*What this task involves*.
Print all of the lines exactly. Any picture among them stays out.

*Data shown*.
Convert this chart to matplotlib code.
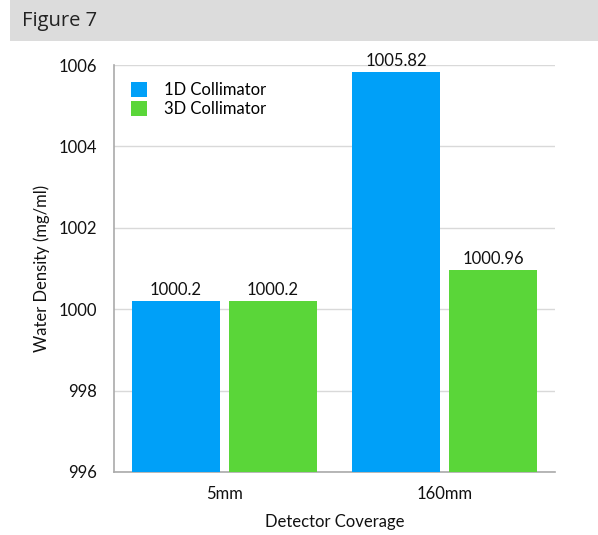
import matplotlib
matplotlib.use("Agg")
import matplotlib.pyplot as plt
import numpy as np
from matplotlib.patches import Rectangle

categories = ["5mm", "160mm"]
series_names = ["1D Collimator", "3D Collimator"]
vals_1d = [1000.2, 1005.82]
vals_3d = [1000.2, 1000.96]
label_1d = ["1000.2", "1005.82"]
label_3d = ["1000.2", "1000.96"]
yticks = [996, 998, 1000, 1002, 1004, 1006]

plt.rcParams['font.family'] = ['Lato', 'DejaVu Sans']

fig = plt.figure(figsize=(5.98, 5.35), dpi=100)
# header band
fig.patches.append(Rectangle((10/598, 1 - 41/535), 1 - 10/598, 41/535,
                             transform=fig.transFigure, facecolor='#dcdcdc',
                             edgecolor='none', zorder=0))
fig.text(22/598, 1 - 21/535, "Figure 7", fontsize=14.5, va='center', ha='left',
         family=['Open Sans', 'DejaVu Sans'], color='#222222')

ax = fig.add_axes([114/598, 1 - 472/535, (555-114)/598, (472-65)/535])
x = np.arange(len(categories))
w = 0.40
off = 0.22
c1 = '#00a0f8'
c2 = '#5ad639'
ax.bar(x - off, [v - 996 for v in vals_1d], w, bottom=996, color=c1, label=series_names[0], zorder=3)
ax.bar(x + off, [v - 996 for v in vals_3d], w, bottom=996, color=c2, label=series_names[1], zorder=3)
for xi, v, t in zip(x - off, vals_1d, label_1d):
    ax.text(xi, v + 0.08, t, ha='center', va='bottom', fontsize=12, color='#111111')
for xi, v, t in zip(x + off, vals_3d, label_3d):
    ax.text(xi, v + 0.08, t, ha='center', va='bottom', fontsize=12, color='#111111')

ax.set_xlim(-0.5, 1.5)
ax.set_ylim(996, 1006)
ax.set_yticks(yticks)
ax.set_yticklabels([str(t) for t in yticks], fontsize=12)
ax.set_xticks(x)
ax.set_xticklabels(categories, fontsize=12)
ax.tick_params(axis='both', length=0, pad=10, colors='#111111')
ax.tick_params(axis='y', pad=12)
ax.grid(axis='y', color='#d9d9d9', linewidth=1, zorder=0)
for s in ['top', 'right']:
    ax.spines[s].set_visible(False)
for s in ['left', 'bottom']:
    ax.spines[s].set_color('#aaaaaa')
    ax.spines[s].set_linewidth(1.2)
ax.set_xlabel("Detector Coverage", fontsize=12, labelpad=9, color='#111111')
ax.set_ylabel("Water Density (mg/ml)", fontsize=12, labelpad=6, color='#111111')

ax.legend(loc='upper left', bbox_to_anchor=(0.0, 1.0), frameon=False, fontsize=12,
          handlelength=1.0, handleheight=1.0, handletextpad=1.0, labelspacing=0.2,
          borderaxespad=0.6)

fig.savefig("out.png", dpi=100)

*Response to the exercise*.
Convert this chart to matplotlib code.
import matplotlib
matplotlib.use("Agg")
import matplotlib.pyplot as plt
import numpy as np
from matplotlib.patches import Rectangle

categories = ["5mm", "160mm"]
series_names = ["1D Collimator", "3D Collimator"]
vals_1d = [1000.2, 1005.82]
vals_3d = [1000.2, 1000.96]
label_1d = ["1000.2", "1005.82"]
label_3d = ["1000.2", "1000.96"]
yticks = [996, 998, 1000, 1002, 1004, 1006]

plt.rcParams['font.family'] = ['Lato', 'DejaVu Sans']

fig = plt.figure(figsize=(5.98, 5.35), dpi=100)
# header band
fig.patches.append(Rectangle((10/598, 1 - 41/535), 1 - 10/598, 41/535,
                             transform=fig.transFigure, facecolor='#dcdcdc',
                             edgecolor='none', zorder=0))
fig.text(22/598, 1 - 21/535, "Figure 7", fontsize=14.5, va='center', ha='left',
         family=['Open Sans', 'DejaVu Sans'], color='#222222')

ax = fig.add_axes([114/598, 1 - 472/535, (555-114)/598, (472-65)/535])
x = np.arange(len(categories))
w = 0.40
off = 0.22
c1 = '#00a0f8'
c2 = '#5ad639'
ax.bar(x - off, [v - 996 for v in vals_1d], w, bottom=996, color=c1, label=series_names[0], zorder=3)
ax.bar(x + off, [v - 996 for v in vals_3d], w, bottom=996, color=c2, label=series_names[1], zorder=3)
for xi, v, t in zip(x - off, vals_1d, label_1d):
    ax.text(xi, v + 0.08, t, ha='center', va='bottom', fontsize=12, color='#111111')
for xi, v, t in zip(x + off, vals_3d, label_3d):
    ax.text(xi, v + 0.08, t, ha='center', va='bottom', fontsize=12, color='#111111')

ax.set_xlim(-0.5, 1.5)
ax.set_ylim(996, 1006)
ax.set_yticks(yticks)
ax.set_yticklabels([str(t) for t in yticks], fontsize=12)
ax.set_xticks(x)
ax.set_xticklabels(categories, fontsize=12)
ax.tick_params(axis='both', length=0, pad=10, colors='#111111')
ax.tick_params(axis='y', pad=12)
ax.grid(axis='y', color='#d9d9d9', linewidth=1, zorder=0)
for s in ['top', 'right']:
    ax.spines[s].set_visible(False)
for s in ['left', 'bottom']:
    ax.spines[s].set_color('#aaaaaa')
    ax.spines[s].set_linewidth(1.2)
ax.set_xlabel("Detector Coverage", fontsize=12, labelpad=9, color='#111111')
ax.set_ylabel("Water Density (mg/ml)", fontsize=12, labelpad=6, color='#111111')

ax.legend(loc='upper left', bbox_to_anchor=(0.0, 1.0), frameon=False, fontsize=12,
          handlelength=1.0, handleheight=1.0, handletextpad=1.0, labelspacing=0.2,
          borderaxespad=0.6)

fig.savefig("out.png", dpi=100)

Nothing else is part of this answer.